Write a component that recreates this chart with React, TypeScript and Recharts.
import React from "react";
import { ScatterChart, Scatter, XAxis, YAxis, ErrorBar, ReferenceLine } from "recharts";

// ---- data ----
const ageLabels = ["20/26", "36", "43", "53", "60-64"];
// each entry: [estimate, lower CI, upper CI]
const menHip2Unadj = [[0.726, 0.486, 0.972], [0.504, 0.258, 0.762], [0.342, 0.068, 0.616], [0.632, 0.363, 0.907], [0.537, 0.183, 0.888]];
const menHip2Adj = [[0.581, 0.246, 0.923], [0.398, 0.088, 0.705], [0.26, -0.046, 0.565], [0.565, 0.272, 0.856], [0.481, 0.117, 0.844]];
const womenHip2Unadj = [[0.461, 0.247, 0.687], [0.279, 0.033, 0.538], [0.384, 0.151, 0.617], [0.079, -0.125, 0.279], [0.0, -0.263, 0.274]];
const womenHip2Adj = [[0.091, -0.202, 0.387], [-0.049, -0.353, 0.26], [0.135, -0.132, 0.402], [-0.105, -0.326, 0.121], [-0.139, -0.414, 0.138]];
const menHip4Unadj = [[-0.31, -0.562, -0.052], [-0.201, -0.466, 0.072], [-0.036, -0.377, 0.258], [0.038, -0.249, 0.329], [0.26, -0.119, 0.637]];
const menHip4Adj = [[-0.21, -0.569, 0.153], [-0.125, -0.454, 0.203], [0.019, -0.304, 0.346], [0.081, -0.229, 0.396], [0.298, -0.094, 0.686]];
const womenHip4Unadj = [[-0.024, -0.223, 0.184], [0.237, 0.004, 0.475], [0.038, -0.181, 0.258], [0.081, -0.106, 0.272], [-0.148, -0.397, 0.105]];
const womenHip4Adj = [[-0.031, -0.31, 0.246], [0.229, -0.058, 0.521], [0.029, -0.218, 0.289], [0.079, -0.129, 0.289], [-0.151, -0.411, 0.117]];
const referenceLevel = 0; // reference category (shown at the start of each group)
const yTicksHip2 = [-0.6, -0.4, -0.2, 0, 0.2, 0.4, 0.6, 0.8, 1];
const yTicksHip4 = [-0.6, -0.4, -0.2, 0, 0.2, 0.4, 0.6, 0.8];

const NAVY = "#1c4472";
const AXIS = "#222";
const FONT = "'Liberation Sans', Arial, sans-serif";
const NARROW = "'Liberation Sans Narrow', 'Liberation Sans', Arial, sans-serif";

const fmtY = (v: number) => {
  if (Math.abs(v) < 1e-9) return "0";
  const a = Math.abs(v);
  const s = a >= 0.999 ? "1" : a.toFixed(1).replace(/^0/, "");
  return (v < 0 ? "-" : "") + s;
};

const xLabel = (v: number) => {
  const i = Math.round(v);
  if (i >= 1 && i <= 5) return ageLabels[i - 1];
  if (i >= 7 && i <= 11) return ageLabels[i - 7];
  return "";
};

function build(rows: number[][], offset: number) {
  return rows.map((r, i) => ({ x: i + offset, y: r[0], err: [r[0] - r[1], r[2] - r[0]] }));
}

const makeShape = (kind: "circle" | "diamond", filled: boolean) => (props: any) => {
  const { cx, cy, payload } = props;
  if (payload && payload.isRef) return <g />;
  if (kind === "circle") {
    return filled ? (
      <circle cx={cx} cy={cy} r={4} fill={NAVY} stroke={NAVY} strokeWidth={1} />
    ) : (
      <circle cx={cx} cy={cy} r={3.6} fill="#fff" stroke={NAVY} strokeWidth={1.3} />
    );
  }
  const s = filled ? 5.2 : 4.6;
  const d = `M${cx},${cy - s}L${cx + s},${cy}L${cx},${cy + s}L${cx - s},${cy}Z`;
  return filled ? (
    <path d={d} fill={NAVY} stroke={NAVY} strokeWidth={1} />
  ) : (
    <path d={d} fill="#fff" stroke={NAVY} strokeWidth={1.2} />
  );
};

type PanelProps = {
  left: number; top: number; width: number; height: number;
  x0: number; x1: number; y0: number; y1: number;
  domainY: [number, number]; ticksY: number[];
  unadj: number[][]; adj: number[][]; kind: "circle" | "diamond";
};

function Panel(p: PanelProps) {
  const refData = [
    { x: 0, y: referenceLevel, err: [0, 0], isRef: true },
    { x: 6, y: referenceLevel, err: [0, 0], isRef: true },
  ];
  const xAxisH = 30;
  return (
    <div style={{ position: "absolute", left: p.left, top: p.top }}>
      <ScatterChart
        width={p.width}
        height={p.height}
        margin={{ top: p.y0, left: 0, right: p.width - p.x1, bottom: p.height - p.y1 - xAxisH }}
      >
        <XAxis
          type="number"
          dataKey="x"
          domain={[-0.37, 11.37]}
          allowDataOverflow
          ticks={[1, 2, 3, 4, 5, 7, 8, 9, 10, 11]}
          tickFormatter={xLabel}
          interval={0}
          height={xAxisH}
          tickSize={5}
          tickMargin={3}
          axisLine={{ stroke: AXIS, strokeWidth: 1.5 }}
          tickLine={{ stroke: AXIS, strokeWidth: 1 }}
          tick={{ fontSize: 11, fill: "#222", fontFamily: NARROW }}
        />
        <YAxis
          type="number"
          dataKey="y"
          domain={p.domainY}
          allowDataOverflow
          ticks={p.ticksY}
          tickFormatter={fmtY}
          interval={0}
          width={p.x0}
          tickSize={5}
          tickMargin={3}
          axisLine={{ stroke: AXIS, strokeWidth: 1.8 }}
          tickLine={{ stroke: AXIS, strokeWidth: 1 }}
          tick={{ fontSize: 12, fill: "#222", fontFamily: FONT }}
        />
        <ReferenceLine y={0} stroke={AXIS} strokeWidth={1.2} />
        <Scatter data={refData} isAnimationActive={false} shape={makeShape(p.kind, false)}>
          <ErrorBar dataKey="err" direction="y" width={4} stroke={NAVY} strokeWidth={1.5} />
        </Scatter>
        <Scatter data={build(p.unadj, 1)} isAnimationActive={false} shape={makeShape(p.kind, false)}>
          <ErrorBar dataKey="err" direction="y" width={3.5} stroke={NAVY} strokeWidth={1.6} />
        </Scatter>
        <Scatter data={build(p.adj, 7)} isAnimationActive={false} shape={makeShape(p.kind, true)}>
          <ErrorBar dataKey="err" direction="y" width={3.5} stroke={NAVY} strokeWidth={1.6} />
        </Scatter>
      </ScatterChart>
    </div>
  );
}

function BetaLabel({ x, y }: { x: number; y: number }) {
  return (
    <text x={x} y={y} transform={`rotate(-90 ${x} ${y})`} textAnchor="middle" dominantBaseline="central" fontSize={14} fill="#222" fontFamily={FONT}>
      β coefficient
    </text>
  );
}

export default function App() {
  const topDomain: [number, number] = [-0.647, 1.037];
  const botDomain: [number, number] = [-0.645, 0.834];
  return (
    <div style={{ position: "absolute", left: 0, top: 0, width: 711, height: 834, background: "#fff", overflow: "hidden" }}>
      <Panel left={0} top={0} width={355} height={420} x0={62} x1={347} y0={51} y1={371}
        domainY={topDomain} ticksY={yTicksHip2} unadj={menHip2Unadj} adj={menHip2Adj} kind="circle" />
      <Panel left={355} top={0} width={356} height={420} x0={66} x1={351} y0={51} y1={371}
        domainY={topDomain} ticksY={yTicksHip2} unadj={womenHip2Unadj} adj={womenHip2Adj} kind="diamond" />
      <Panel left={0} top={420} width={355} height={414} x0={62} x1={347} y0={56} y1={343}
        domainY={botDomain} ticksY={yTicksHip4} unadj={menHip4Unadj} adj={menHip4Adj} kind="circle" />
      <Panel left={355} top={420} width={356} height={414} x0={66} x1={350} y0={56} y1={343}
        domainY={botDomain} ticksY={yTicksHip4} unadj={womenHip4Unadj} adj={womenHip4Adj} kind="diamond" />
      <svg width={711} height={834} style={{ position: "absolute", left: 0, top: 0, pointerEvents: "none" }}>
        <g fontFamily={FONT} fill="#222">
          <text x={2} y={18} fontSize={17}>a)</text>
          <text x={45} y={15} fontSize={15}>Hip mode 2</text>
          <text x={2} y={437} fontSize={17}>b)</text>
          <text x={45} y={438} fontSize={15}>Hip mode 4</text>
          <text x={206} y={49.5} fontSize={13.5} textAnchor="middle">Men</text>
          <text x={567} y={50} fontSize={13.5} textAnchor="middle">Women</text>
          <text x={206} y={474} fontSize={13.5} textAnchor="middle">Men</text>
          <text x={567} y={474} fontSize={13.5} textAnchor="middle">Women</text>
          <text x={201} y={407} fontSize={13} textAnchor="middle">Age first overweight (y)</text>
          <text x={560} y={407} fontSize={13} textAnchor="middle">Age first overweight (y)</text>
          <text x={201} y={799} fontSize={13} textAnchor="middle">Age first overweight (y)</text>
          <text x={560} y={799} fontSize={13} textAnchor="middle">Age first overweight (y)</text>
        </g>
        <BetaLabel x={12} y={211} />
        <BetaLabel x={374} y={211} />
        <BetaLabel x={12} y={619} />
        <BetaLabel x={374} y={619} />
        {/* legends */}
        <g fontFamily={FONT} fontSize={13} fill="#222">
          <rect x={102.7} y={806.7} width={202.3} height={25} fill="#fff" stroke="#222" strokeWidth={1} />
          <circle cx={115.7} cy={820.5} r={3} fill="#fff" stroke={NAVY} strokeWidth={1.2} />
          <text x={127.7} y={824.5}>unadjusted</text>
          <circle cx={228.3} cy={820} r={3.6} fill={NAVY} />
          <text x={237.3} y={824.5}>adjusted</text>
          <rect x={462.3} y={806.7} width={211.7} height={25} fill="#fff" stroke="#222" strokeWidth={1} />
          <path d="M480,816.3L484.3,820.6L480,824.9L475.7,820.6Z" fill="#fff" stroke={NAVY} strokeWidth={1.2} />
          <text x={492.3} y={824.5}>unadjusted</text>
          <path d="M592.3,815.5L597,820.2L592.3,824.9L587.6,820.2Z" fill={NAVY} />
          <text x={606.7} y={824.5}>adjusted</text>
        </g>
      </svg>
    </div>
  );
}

----------

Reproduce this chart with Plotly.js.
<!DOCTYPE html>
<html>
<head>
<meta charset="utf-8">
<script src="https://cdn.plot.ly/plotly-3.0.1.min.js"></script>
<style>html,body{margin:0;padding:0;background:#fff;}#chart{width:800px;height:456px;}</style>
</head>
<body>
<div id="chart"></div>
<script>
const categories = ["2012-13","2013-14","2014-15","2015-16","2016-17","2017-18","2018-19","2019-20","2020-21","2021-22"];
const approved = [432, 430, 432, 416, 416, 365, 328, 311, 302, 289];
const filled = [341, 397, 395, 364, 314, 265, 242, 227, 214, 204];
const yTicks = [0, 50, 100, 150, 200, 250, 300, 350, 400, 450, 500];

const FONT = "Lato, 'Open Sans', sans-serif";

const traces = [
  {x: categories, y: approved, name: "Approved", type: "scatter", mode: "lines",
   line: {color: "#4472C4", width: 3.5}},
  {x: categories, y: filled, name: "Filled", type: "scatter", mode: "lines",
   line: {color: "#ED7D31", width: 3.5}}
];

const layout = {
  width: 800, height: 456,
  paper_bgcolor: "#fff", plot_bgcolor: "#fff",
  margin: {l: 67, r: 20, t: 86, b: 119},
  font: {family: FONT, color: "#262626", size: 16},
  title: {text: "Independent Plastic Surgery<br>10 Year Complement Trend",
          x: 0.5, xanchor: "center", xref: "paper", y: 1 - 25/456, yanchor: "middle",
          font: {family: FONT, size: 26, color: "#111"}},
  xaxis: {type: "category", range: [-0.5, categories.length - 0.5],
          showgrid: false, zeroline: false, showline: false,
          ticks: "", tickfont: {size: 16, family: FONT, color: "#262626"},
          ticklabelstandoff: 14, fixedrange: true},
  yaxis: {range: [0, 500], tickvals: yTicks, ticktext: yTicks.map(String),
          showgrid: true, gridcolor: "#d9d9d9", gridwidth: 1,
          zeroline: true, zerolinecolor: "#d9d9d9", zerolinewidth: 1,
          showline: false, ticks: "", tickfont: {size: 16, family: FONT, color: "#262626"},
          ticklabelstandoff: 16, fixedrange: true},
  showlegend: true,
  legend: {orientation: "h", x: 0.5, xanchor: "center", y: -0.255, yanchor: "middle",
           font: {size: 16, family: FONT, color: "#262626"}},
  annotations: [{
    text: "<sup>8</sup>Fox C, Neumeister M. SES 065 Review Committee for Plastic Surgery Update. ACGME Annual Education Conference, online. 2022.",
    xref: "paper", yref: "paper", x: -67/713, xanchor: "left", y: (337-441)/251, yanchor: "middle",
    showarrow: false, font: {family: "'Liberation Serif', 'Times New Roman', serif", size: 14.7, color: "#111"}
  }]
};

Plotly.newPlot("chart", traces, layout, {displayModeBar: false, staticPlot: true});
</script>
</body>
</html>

----------

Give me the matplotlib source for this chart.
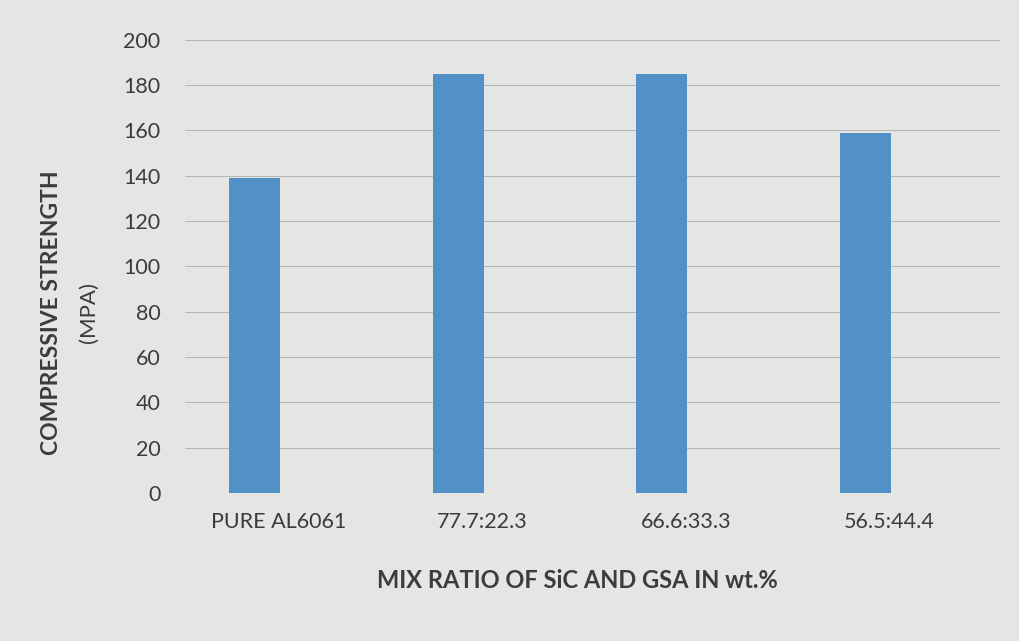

----------

Output nothing except the lines from the line with "Write a component" through the line with "YAxis, ErrorBar, ReferenceLine", copied exactly, end lines included.

» Solution to the exercise
Write a component that recreates this chart with React, TypeScript and Recharts.
import React from "react";
import { ScatterChart, Scatter, XAxis, YAxis, ErrorBar, ReferenceLine } from "recharts";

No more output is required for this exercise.